Material supplied:

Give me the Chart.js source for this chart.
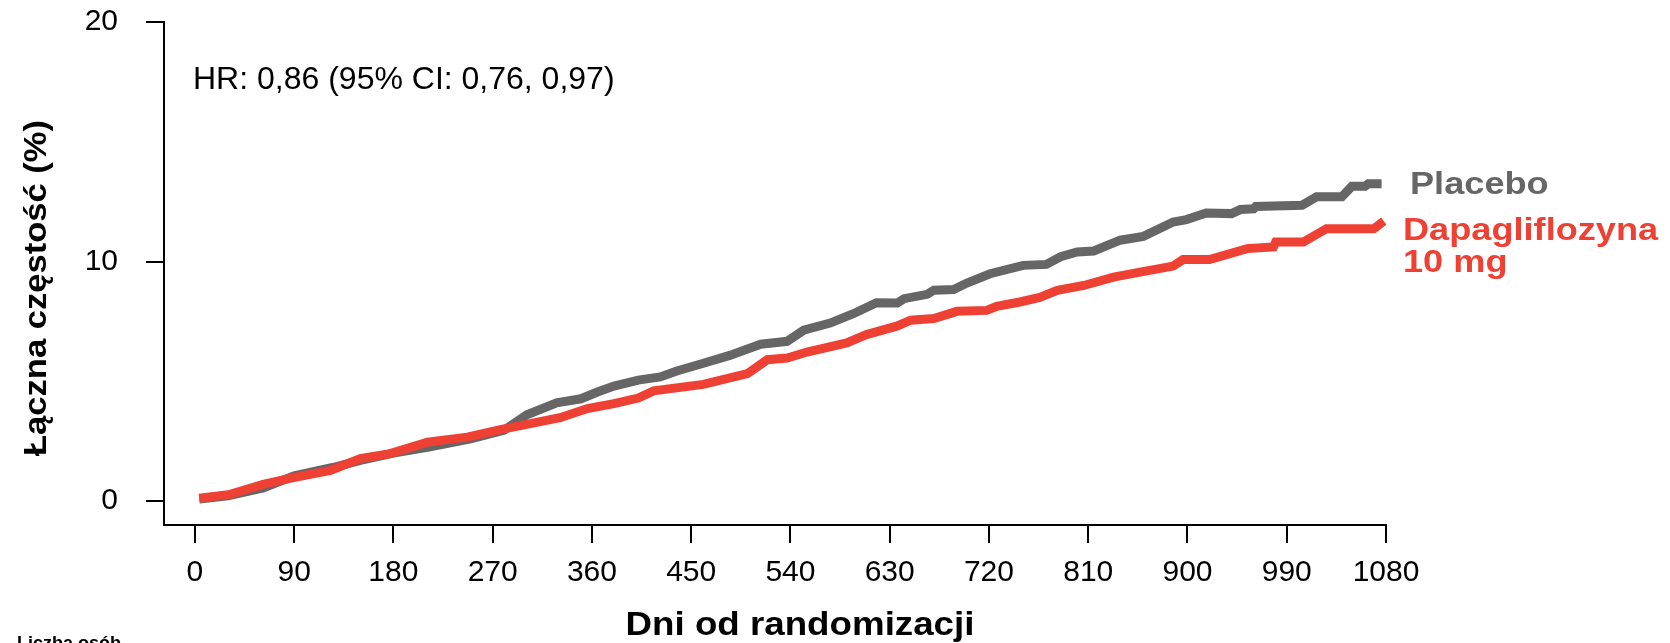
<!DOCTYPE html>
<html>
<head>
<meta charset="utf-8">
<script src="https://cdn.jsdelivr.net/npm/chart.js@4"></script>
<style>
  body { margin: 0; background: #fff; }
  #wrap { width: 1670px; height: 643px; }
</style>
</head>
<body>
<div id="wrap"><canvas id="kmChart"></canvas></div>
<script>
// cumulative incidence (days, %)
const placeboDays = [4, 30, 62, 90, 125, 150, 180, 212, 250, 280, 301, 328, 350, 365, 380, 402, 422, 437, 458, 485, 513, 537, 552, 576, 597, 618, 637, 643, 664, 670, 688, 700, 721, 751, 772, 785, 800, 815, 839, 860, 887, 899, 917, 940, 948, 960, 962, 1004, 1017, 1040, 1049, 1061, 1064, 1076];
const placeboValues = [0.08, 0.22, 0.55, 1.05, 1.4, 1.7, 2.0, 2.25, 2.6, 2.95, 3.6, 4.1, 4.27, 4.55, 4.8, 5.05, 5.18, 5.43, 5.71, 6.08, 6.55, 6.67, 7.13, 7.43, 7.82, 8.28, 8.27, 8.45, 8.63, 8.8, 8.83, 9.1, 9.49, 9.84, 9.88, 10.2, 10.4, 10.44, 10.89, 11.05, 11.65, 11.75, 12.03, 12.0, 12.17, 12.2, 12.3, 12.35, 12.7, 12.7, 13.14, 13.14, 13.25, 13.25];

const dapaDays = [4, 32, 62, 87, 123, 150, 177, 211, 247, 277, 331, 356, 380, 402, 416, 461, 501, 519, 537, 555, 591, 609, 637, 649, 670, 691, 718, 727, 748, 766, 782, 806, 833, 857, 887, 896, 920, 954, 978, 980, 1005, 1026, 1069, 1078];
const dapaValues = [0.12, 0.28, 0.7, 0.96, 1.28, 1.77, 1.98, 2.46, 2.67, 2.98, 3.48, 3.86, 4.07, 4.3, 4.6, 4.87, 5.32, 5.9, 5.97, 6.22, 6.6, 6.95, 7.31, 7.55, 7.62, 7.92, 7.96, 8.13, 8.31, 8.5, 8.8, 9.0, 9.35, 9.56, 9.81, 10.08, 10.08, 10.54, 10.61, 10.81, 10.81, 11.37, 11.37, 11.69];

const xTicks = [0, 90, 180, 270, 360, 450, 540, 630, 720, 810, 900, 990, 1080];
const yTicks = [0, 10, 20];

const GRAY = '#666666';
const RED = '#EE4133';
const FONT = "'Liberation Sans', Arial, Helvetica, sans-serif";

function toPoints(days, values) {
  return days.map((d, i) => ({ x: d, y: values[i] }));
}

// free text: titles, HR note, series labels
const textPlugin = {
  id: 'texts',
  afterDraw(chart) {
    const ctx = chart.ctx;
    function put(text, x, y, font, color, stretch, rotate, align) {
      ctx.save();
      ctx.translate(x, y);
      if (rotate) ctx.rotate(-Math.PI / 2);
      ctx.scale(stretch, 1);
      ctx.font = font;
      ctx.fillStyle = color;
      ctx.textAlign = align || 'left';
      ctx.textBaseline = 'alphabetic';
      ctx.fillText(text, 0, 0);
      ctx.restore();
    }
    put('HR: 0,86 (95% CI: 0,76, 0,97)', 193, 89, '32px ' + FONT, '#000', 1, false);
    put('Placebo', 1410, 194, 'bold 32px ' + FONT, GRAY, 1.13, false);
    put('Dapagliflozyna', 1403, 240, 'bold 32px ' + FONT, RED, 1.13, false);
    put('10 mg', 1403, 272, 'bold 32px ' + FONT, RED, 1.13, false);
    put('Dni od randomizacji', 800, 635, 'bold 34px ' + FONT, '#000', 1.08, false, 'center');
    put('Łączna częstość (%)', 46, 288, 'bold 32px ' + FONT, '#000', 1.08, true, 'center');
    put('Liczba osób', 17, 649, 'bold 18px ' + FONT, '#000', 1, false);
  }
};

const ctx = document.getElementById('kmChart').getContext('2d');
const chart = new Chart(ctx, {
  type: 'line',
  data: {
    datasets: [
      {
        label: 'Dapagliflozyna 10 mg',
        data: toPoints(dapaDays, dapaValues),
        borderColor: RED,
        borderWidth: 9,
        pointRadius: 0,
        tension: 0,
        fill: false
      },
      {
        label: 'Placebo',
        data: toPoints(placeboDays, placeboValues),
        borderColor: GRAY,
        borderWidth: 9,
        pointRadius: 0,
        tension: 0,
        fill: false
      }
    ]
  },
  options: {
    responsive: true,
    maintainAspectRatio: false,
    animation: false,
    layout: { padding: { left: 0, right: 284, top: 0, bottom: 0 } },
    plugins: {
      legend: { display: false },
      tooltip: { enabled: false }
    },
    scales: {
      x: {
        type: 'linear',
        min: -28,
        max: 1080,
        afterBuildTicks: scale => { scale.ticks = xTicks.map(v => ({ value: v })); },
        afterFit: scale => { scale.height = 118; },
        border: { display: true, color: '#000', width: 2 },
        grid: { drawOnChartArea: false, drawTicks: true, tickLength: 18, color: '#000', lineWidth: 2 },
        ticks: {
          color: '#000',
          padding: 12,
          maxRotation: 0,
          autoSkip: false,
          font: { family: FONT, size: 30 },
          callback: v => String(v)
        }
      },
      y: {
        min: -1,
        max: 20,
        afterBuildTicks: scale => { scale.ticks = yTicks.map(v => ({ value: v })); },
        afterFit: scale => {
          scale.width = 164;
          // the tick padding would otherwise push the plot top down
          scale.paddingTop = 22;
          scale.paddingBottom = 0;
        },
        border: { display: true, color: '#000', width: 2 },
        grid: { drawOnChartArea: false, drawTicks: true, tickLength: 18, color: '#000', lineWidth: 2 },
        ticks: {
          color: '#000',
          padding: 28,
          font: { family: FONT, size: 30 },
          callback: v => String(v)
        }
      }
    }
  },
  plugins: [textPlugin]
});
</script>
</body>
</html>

==

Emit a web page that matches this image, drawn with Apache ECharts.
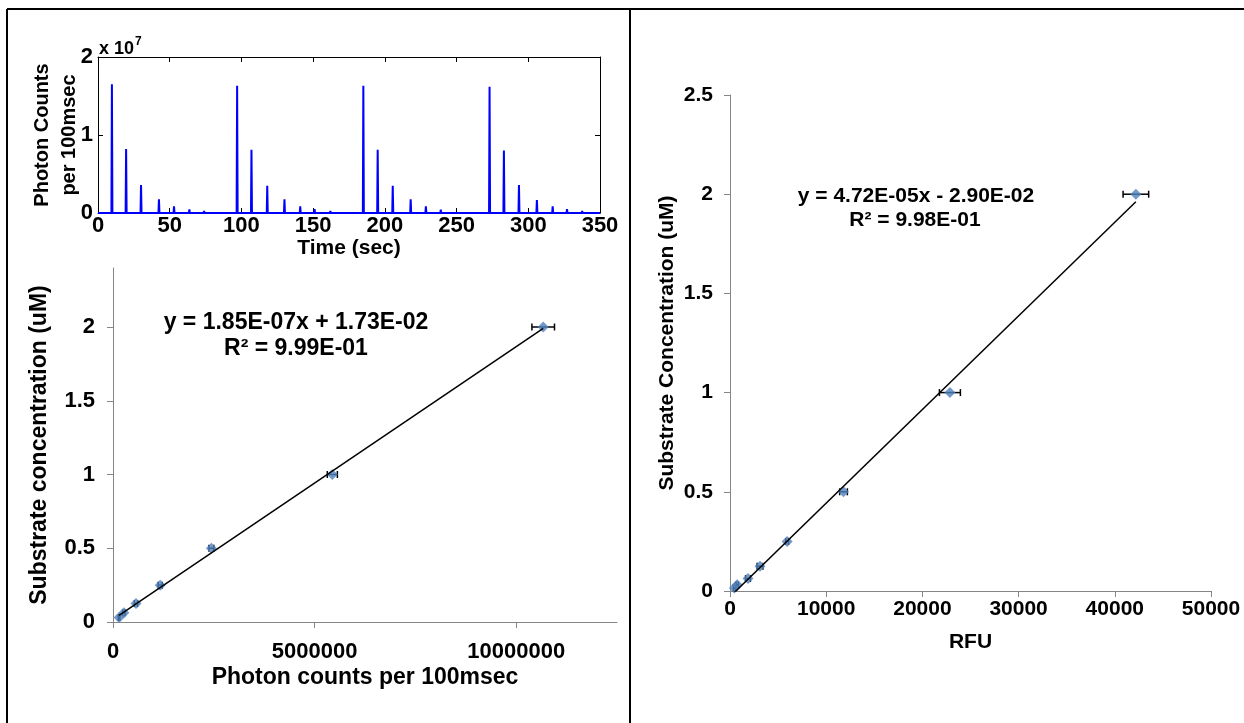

---

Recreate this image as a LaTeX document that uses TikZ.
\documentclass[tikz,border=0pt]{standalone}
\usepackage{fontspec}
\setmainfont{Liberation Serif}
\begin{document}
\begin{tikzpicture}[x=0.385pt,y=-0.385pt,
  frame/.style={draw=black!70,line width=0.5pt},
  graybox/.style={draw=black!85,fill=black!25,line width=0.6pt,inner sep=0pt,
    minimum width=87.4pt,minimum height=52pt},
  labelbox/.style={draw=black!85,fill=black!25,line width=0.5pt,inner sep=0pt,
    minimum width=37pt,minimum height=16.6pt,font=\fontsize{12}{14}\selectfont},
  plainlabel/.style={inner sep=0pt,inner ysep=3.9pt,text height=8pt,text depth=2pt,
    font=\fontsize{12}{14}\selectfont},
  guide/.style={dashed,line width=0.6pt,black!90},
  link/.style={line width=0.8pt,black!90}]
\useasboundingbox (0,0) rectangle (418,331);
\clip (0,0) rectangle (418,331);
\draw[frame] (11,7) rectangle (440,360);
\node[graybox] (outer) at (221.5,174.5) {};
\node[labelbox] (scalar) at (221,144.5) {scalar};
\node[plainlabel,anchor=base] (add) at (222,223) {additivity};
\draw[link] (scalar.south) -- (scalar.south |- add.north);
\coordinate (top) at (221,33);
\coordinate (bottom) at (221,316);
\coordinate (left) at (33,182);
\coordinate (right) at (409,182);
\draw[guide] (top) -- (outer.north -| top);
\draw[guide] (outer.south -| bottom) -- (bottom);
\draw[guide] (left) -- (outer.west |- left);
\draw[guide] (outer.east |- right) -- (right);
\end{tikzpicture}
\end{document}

Set exercise: Write out every line of the data that holds the word "image".

Response to the exercise:
Emit a web page that matches this image, drawn with Apache ECharts.
Recreate this image as a LaTeX document that uses TikZ.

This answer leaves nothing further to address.